Flooding in Canada is getting worse. The Insurance Bureau of Canada (IBC) estimates the industry pays out $1.7 billion per year in claims due to water damage, and that doesn’t include bills from massive flooding in Southern Alberta and Toronto in the summer of 2013.
Floods are the most frequently occurring natural hazard in Canada, according to a white paper called Making Flood Insurable for Canadian Homeowners, which was produced in 2010 by Swiss Reinsurance Company and the Institute for Catastrophic Loss Reduction (ICLR). The recent floods and the lack of flood insurance have put the white paper back in the news.
Many Canadian homeowners don’t realize that their home insurance policies don’t cover overland flooding. Even if they want to buy such coverage, it’s not available to them. If you get water damage in your home due to sewer backup, it’s only covered if you have specifically purchased sewer backup coverage.

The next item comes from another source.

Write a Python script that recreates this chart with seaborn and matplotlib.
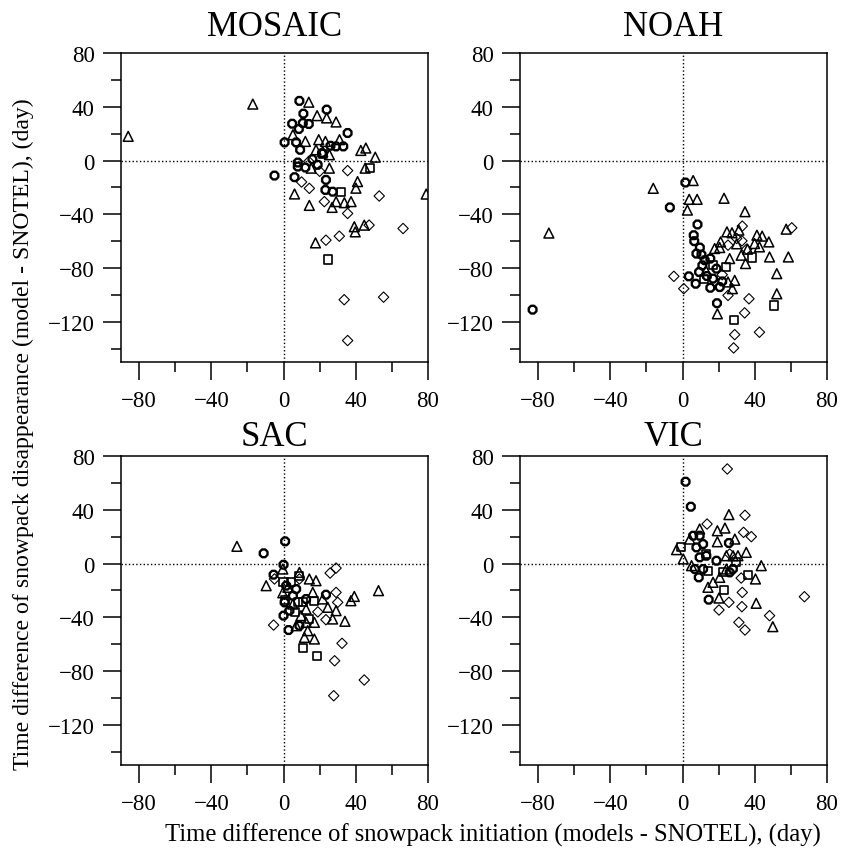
import pandas as pd
import matplotlib
matplotlib.use('Agg')
import matplotlib.pyplot as plt
import numpy as np
import seaborn as sns
from matplotlib.ticker import MultipleLocator

# ---- data (x: initiation diff, y: disappearance diff), days ----
# MOSAIC
mosaic_tri_x = [-86, -17, 14, 18.6, 23.9, 29.1, 5.2, 12.1, 19.5, 23.2, 31, 18, 21.7, 25.4, 42.8, 45.6, 50.8,
                15.3, 25.4, 45.2, 41, 40.1, 6.1, 29.1, 33.7, 37.4, 26.9, 14.3, 39.2, 39.7, 44.7, 17.7, 79]
mosaic_tri_y = [18, 42, 43.4, 33.4, 31.7, 28.7, 19.2, 14.2, 15.5, 14.2, 15.5, 8, 6.7, 4.3, 7.5, 9.3, 2.5,
                -5.7, -5.7, -5.7, -15.7, -20.6, -24.9, -30.6, -31.4, -30.6, -34.9, -33.4, -49.3, -53.1, -48.1, -61.3, -25]
mosaic_cir_x = [8.8, 23.9, 11, 4.8, 14, 10.7, 8.5, 0.6, 7, 9.2, 35.5, 33.1, 29.1, 21.3, 7.9, 18.9, 12.1,
                6.1, -5, 23.5, 23.2, 27.2, 7.9, 16, 26]
mosaic_cir_y = [44.4, 37.9, 34.9, 27.4, 27.2, 27.9, 23.5, 13.5, 13.5, 8, 20.5, 10.5, 10.5, 5.5, -1.5, -3.2, -5.2,
                -12.4, -11.2, -14.4, -21.9, -23.2, -4.5, 1, 11]
mosaic_dia_x = [14, 35.5, 14.3, 53, 22.6, 35.5, 47.4, 23.5, 30.9, 33.6, 55.4, 35.5, 66.2, 20, 10]
mosaic_dia_y = [-0.7, -7.5, -20.7, -26.4, -30.6, -39.4, -48.1, -59.3, -56.3, -103.6, -101.7, -134, -50.6, -8, -16]
mosaic_sq_x = [47.8, 31.8, 24.5, 22.1]
mosaic_sq_y = [-5.7, -23.2, -73.7, 5]

# NOAH
noah_tri_x = [-74, -16.2, 5.9, 3.7, 8.1, 23, 2.7, 34.6, 24.6, 27.4, 31.2, 21.1, 20.6, 17.8, 41.2, 44.1, 47.8,
              39.9, 42.6, 57.4, 48.2, 58.6, 32.5, 26.1, 34.9, 52.2, 52.2, 25.2, 28.9, 27.6, 19.3, 36, 30, 13]
noah_tri_y = [-54, -20.7, -14.9, -28.9, -28.9, -28.1, -36.9, -38.1, -53.1, -53.8, -51.8, -60.6, -64.8, -65.5,
              -55.6, -56.3, -60.6, -61.8, -64.3, -51.1, -71.8, -71.8, -70.5, -73, -76.7, -84.2, -99.2, -90.4,
              -89.2, -95.4, -114.1, -66, -62, -82]
noah_cir_x = [-83, 1.6, -7, 8.3, 6.2, 9.6, 7.7, 12.3, 15.4, 18.8, 3.5, 7.3, 9.2, 15.4, 16.9, 20.6, 19.1,
              6.5, 11, 13.5, 22, 10.5]
noah_cir_y = [-111, -16.4, -34.9, -47.6, -55.6, -64.8, -69.3, -74.2, -73, -80.5, -86.2, -91.7, -83, -94.7,
              -87.9, -94.2, -106.2, -60, -78, -86, -90, -70]
noah_dia_x = [33.1, 32.9, 25.2, 60.5, 25.2, -4.8, 0.7, 36.8, 34.4, 42.6, 28.9, 28.3, 35.5, 30, 22]
noah_dia_y = [-48.8, -59.8, -63, -50.1, -100.4, -86.2, -95.4, -102.9, -113.4, -127.8, -129.6, -139.5, -66, -58, -85]
noah_sq_x = [38.6, 23.9, 50.9, 28.5, 12, 17]
noah_sq_y = [-72.2, -79.2, -107.9, -118.6, -88, -78]

# SAC
sac_tri_x = [-25.8, -9.6, -0.4, 8.8, 14.3, 18, -0.4, 16.2, 21.7, 12.5, 17.1, 12.5, 7, 13.4, 11.6, 17.1,
             24.5, 29.1, 27.2, 34, 37.3, 39.2, 52.6, 5.2, 9.7, 2.4]
sac_tri_y = [12.8, -16.5, -4.1, -6.6, -11.5, -12.8, -21.8, -21.5, -26.4, -33.9, -43.8, -43.8, -46.3, -50,
             -55, -56.2, -32.6, -35.1, -41.3, -43, -27.7, -24.5, -20.2, -30.2, -38.8, -17.7]
sac_cir_x = [0.9, -11, -5.5, 0, 23.5, 0, 2.8, 1.5, 7, 5.2, 0.6, 12.5, 3.3, 8.8]
sac_cir_y = [16.5, 7.6, -8.3, -0.9, -23.2, -38.8, -49.5, -16.5, -19, -24, -28.9, -26.4, -35.1, -46.3]
sac_dia_x = [-5, 25.8, 29.1, 29.1, 30, 23.5, 32.4, 28.3, 44.7, 27.8, -5.5, 8.8, 19]
sac_dia_y = [-11.5, -7.1, -3.4, -21.5, -28.9, -41.8, -59.4, -72.4, -86.7, -98.4, -45.8, -11.5, -36]
sac_sq_x = [0, 4.2, 8.8, 0.9, 7.9, 10.7, 17.1, 6.4, 14.3, 10.9, 18.4]
sac_sq_y = [-14, -14, -9, -27, -28.9, -28.9, -27.7, -36.3, -41.3, -63.2, -68.6]

# VIC
vic_tri_x = [25.7, 19.3, 23.5, 29, 19.3, 35.3, 43.6, 40.4, 40.8, 50, 20.2, 14.1, 16.9, -3.3, 0.4, 5, 24.3,
             28, 30.7, 4, 20.6, 24.3, 9.5]
vic_tri_y = [36.4, 24.4, 26.4, 18.2, 16.2, 8.3, -1.6, -11.5, -29.6, -47, -25.7, -17.7, -14, 10.3, 3.4, -1.6,
             5.8, 5.8, 5.8, 18.2, -10.3, -4.1, 25.7]
vic_cir_x = [1.7, 4.6, 25.7, 9, 14.5, 7.7, 9.5, 11.4, 13.2, 9.5, 6.8, 11.4, 18.8, 26.1, 27.9, 5.9]
vic_cir_y = [60.9, 42.3, 15.3, -10.3, -26.9, 12, 20.7, 14.5, 5.8, 4.6, -4.1, -4.1, 2.1, -6.6, -4.1, 20.7]
vic_dia_x = [24.8, 34.6, 13.6, 33.8, 38.1, 32.5, 67.5, 33.1, 25.7, 32.9, 20.2, 48.2, 31.2, 34.6, 26.1]
vic_dia_y = [70.4, 35.9, 29.4, 23.2, 20, -10.8, -24.7, -21.5, -28.9, -32.1, -34.6, -38.8, -43.8, -49.5, 7.1]
vic_sq_x = [-0.6, 14.1, 22.8, 36.2, 13.2, 22.4, 29.8]
vic_sq_y = [12, -5.4, -19.7, -8.6, 7.1, -6.6, 0.9]

panel_names = ['MOSAIC', 'NOAH', 'SAC', 'VIC']
panel_data = {
    'MOSAIC': [(mosaic_tri_x, mosaic_tri_y), (mosaic_dia_x, mosaic_dia_y), (mosaic_cir_x, mosaic_cir_y), (mosaic_sq_x, mosaic_sq_y)],
    'NOAH': [(noah_tri_x, noah_tri_y), (noah_dia_x, noah_dia_y), (noah_cir_x, noah_cir_y), (noah_sq_x, noah_sq_y)],
    'SAC': [(sac_tri_x, sac_tri_y), (sac_dia_x, sac_dia_y), (sac_cir_x, sac_cir_y), (sac_sq_x, sac_sq_y)],
    'VIC': [(vic_tri_x, vic_tri_y), (vic_dia_x, vic_dia_y), (vic_cir_x, vic_cir_y), (vic_sq_x, vic_sq_y)],
}
# marker, size, edge width for triangle / diamond / circle / square
marker_styles = [('^', 50, 1.1), ('D', 28, 0.8), ('8', 36, 1.7), ('s', 34, 1.2)]

sns.set_style('white')
plt.rcParams['font.family'] = ['Liberation Serif', 'DejaVu Serif']
plt.rcParams['axes.linewidth'] = 1.1
plt.rcParams['text.color'] = 'black'
plt.rcParams['xtick.color'] = 'black'
plt.rcParams['ytick.color'] = 'black'
plt.rcParams['axes.titlecolor'] = 'black'

fig = plt.figure(figsize=(8.43, 8.54), dpi=100)
lefts = [0.1435, 0.6168]
bottoms = [0.5749, 0.1030]
w, h = 0.3642, 0.3618

for i, name in enumerate(panel_names):
    ax = fig.add_axes([lefts[i % 2], bottoms[i // 2], w, h])
    ax.axhline(0, color='black', linestyle=':', linewidth=1.0, zorder=1)
    ax.axvline(0, color='black', linestyle=':', linewidth=1.0, zorder=1)
    for (xs, ys), (mk, sz, lw) in zip(panel_data[name], marker_styles):
        sns.scatterplot(x=xs, y=ys, marker=mk, s=sz, facecolor='none', edgecolor='black',
                        linewidth=lw, ax=ax, zorder=3)
    ax.set_xlim(-90, 80)
    ax.set_ylim(-150, 80)
    ax.xaxis.set_minor_locator(MultipleLocator(20))
    ax.yaxis.set_minor_locator(MultipleLocator(20))
    ax.set_xticks([-80, -40, 0, 40, 80])
    ax.set_yticks([-120, -80, -40, 0, 40, 80])
    ax.tick_params(which='major', direction='out', length=13, width=1.1, labelsize=16.5,
                   bottom=True, left=True, top=False, right=False, pad=7)
    ax.tick_params(which='minor', direction='out', length=7, width=1.1,
                   bottom=True, left=True, top=False, right=False)
    ax.tick_params(axis='y', which='major', pad=6)
    for sp in ax.spines.values():
        sp.set_visible(True)
        sp.set_color('black')
        sp.set_linewidth(1.1)
    ax.set_title(name, fontsize=25, pad=13 if i < 2 else 8)
    ax.set_xlabel('')
    ax.set_ylabel('')

fig.text(0.585, 0.022, 'Time difference of snowpack initiation (models - SNOTEL), (day)',
         ha='center', va='center', fontsize=17.7)
fig.text(0.028, 0.491, 'Time difference of snowpack disappearance (model - SNOTEL), (day)',
         ha='center', va='center', rotation=90, fontsize=17.1)

fig.savefig('out.png', dpi=100)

The only water damage that is covered in typical policies is for sudden and accidental bursting of pipes and appliances, says the IBC.
“Canada is the only G8 country where flood insurance is not available to homeowners,” says Paul Kovacs, executive director of the ICLR. “The coverage void tends to confuse – even anger – homeowners when they discover that they are not covered after a flood event.”
The paper says that flood insurance should be bundled into homeowner insurance policies with other perils such as fire or theft, an approach it says has been in place in the U.K. for 50 years and “is the best suited model for Canada.”
But not everyone agrees that’s the best approach. Critics say that approach penalizes those who live in low-risk flood areas, making them pay for those who choose to live in high-risk areas. Although those in high-risk regions would pay a higher premium, it wouldn’t be enough to cover the inevitable claims, critics say. It could also encourage more development in flood plains because the homes would be insured.
The paper acknowledges that “it may be necessary to exclude certain very high-risk homeowners from the program. Government policies, not insurance, are the best approach to address the risk of flood damage for homes that have been allowed to locate in areas of very high risk. For example, governments may wish to enhance flood protection measures or acquire flood-prone properties to bring flood risk levels down to an acceptable level.”
The paper says flood insurance “must not incentivize building in flood-prone areas, or encourage risky behaviour on the part of insured homeowners. Rather, flood insurance should complement existing flood management approaches applied by governments across Canada.”
Two educators with the Faculty of Environment at the University of Waterloo, Ont. say that extreme weather has the “potential to render large sectors of the Canadian housing market uninsurable, which in turn could impact the mortgage market (without home insurance, you cannot qualify for a mortgage).”
In a story published in the Globe & Mail, associate professor Blair Feltmate and assistant professor Jason Thistlethwaite say that from 2003 to 2012, insurance company losses due to flooded basements exceeded premiums for seven of the nine years, costing the industry $11-billion.
The industry is likely to increase insurance premiums, but at some point insurance will “become cost prohibitive for homeowners, which in turn will impact home sales and the mortgage market,” say Feltmate and Thistlethwaite.
The authors say four courses of action need to be taken:
- Towns and cities should produce up-to-date maps of floodplains, which should be used “to provide guidance” on where not to build homes;
- Infrastructure must be made more permeable, cutting down on concrete surfaces;
- Building codes should be modified so, for example, new homes include backwater valves installed in basement drains to prevent sewer back-up; and
- Homeowners must do a better job preparing their homes for extreme weather, by making sure water is directed away from foundations and keeping eavestroughs and downspouts are clear.
The IBC also recommends landscaping with native plants and vegetation that resist soil erosion; using a rain barrel to catch water runoff; and clearing snow away from the house foundation.
The ICLR says a “mainline, full-port, normally open backwater value, when properly installed and maintained, in tandem with the severance of backwater drains from the sanitary sewer, is one of the best measures a homeowner can take to reduce the risk of stormwater and/or sewage backing up into a basement.”
But the organization says that building code and local bylaw requirements to install such valves are “spotty across the country, largely owing to code interpretation.”
It says installing a valve in a new home costs about $250.